Start of Task material
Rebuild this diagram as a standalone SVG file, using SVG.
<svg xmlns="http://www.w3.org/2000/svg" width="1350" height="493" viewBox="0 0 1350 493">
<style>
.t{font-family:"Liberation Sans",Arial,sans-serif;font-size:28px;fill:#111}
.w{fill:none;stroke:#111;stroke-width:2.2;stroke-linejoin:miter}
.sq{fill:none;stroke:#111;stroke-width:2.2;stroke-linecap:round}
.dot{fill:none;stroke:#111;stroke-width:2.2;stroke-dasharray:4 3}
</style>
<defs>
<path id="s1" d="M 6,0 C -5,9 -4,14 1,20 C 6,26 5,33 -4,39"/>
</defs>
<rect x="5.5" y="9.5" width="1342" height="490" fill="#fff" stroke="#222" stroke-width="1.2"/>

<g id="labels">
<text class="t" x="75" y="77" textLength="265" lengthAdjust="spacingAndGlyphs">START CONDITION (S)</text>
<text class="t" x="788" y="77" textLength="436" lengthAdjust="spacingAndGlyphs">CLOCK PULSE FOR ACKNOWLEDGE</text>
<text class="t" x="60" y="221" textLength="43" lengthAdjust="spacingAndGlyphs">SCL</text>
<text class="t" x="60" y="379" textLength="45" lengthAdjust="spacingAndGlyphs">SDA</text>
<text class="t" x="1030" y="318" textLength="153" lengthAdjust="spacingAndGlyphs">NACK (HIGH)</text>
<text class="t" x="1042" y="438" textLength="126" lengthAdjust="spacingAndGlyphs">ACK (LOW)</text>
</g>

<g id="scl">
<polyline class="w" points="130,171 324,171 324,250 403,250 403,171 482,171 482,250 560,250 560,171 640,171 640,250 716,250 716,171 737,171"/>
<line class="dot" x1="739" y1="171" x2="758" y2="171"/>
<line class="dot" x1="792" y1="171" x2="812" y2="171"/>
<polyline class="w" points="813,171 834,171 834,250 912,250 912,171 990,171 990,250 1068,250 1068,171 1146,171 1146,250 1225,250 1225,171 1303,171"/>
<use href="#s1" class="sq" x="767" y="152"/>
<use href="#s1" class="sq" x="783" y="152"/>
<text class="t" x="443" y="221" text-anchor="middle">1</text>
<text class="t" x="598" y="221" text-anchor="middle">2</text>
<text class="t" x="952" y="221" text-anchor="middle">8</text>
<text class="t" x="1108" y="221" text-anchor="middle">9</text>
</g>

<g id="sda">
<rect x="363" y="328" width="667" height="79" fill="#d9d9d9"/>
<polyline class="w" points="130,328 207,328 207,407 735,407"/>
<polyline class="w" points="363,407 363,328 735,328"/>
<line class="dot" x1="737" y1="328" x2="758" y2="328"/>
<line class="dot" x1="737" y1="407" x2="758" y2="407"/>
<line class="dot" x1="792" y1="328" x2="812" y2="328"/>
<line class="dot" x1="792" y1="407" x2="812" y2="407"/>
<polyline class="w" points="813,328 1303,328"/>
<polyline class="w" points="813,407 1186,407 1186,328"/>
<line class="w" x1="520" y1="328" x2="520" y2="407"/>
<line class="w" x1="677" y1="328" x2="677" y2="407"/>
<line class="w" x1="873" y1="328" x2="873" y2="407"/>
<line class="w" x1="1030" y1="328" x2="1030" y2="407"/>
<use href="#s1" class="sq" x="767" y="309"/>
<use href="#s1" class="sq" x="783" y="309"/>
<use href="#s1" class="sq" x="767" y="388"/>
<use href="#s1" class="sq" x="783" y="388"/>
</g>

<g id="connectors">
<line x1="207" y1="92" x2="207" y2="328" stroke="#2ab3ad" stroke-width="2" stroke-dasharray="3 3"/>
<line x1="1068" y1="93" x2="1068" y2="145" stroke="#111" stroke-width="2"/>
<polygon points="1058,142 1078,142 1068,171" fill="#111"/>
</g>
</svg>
End of Task material
Start of Task material
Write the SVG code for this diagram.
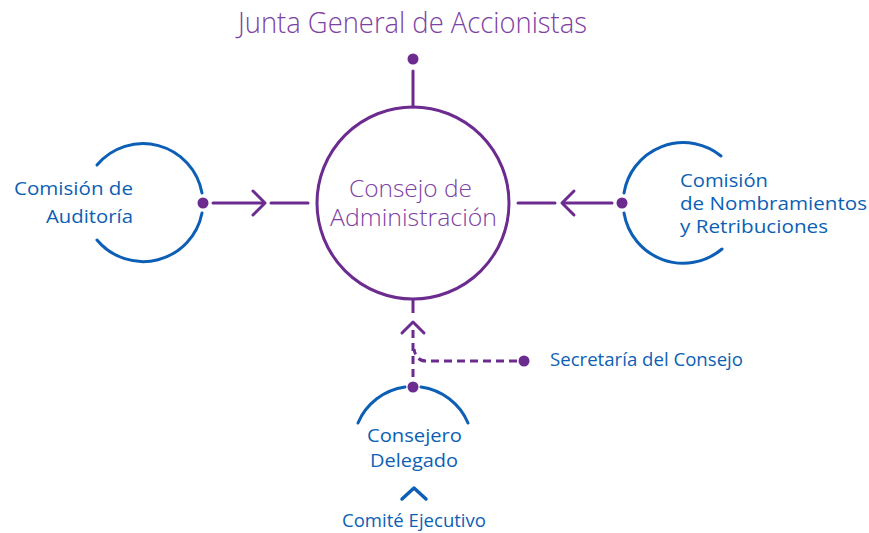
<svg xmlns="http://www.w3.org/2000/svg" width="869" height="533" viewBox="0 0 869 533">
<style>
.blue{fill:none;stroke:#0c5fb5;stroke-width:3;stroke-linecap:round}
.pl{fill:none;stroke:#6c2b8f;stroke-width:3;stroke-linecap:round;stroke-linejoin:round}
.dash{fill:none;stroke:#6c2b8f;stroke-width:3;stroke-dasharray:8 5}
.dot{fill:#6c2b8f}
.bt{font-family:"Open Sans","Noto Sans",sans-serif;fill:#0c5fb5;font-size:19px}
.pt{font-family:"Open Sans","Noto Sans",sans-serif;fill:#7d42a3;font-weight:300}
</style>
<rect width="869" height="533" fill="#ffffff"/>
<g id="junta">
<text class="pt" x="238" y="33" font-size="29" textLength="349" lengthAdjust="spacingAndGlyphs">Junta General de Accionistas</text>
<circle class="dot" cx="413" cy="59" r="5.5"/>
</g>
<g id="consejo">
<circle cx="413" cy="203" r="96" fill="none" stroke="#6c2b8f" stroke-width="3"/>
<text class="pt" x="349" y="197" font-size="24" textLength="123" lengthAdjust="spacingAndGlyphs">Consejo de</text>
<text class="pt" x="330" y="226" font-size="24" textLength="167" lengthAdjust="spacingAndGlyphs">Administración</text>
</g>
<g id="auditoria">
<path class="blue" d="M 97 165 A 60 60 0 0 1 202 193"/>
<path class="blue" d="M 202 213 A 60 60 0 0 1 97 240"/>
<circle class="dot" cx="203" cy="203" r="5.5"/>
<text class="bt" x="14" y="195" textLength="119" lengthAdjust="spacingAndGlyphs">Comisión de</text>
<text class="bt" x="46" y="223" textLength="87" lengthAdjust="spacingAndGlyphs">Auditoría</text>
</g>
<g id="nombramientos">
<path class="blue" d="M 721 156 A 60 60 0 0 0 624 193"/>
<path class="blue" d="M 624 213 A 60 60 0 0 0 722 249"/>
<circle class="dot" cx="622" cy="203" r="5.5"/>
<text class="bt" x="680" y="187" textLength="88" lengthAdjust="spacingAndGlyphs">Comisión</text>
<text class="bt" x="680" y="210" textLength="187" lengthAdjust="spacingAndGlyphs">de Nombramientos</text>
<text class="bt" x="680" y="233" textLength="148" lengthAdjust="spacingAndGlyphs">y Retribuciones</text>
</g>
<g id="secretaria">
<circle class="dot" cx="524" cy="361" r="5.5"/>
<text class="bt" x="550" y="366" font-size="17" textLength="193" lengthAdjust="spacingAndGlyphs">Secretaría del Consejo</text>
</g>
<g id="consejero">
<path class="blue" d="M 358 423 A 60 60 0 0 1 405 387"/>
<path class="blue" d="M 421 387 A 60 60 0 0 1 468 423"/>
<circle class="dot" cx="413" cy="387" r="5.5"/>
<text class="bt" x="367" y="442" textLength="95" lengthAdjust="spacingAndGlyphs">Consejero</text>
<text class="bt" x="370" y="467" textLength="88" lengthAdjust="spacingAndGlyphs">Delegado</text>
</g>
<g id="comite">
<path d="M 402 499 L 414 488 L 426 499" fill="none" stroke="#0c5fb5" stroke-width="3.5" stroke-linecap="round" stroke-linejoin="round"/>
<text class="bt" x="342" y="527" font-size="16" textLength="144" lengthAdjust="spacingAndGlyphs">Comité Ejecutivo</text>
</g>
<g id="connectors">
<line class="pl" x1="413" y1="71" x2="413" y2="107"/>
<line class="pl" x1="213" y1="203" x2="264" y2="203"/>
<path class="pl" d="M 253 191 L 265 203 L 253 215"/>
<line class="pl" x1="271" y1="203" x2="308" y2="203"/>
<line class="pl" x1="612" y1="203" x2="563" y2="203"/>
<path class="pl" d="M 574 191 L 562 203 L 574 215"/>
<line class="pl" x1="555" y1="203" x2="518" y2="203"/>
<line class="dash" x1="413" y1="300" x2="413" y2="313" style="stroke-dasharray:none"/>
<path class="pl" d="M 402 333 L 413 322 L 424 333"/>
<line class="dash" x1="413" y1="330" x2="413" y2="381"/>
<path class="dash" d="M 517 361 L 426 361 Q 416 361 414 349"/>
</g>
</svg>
End of Task material
=== Short exercise ===
Copy every line that contains the string "this".

=== Response below ===
Rebuild this diagram as a standalone SVG file, using SVG.
Write the SVG code for this diagram.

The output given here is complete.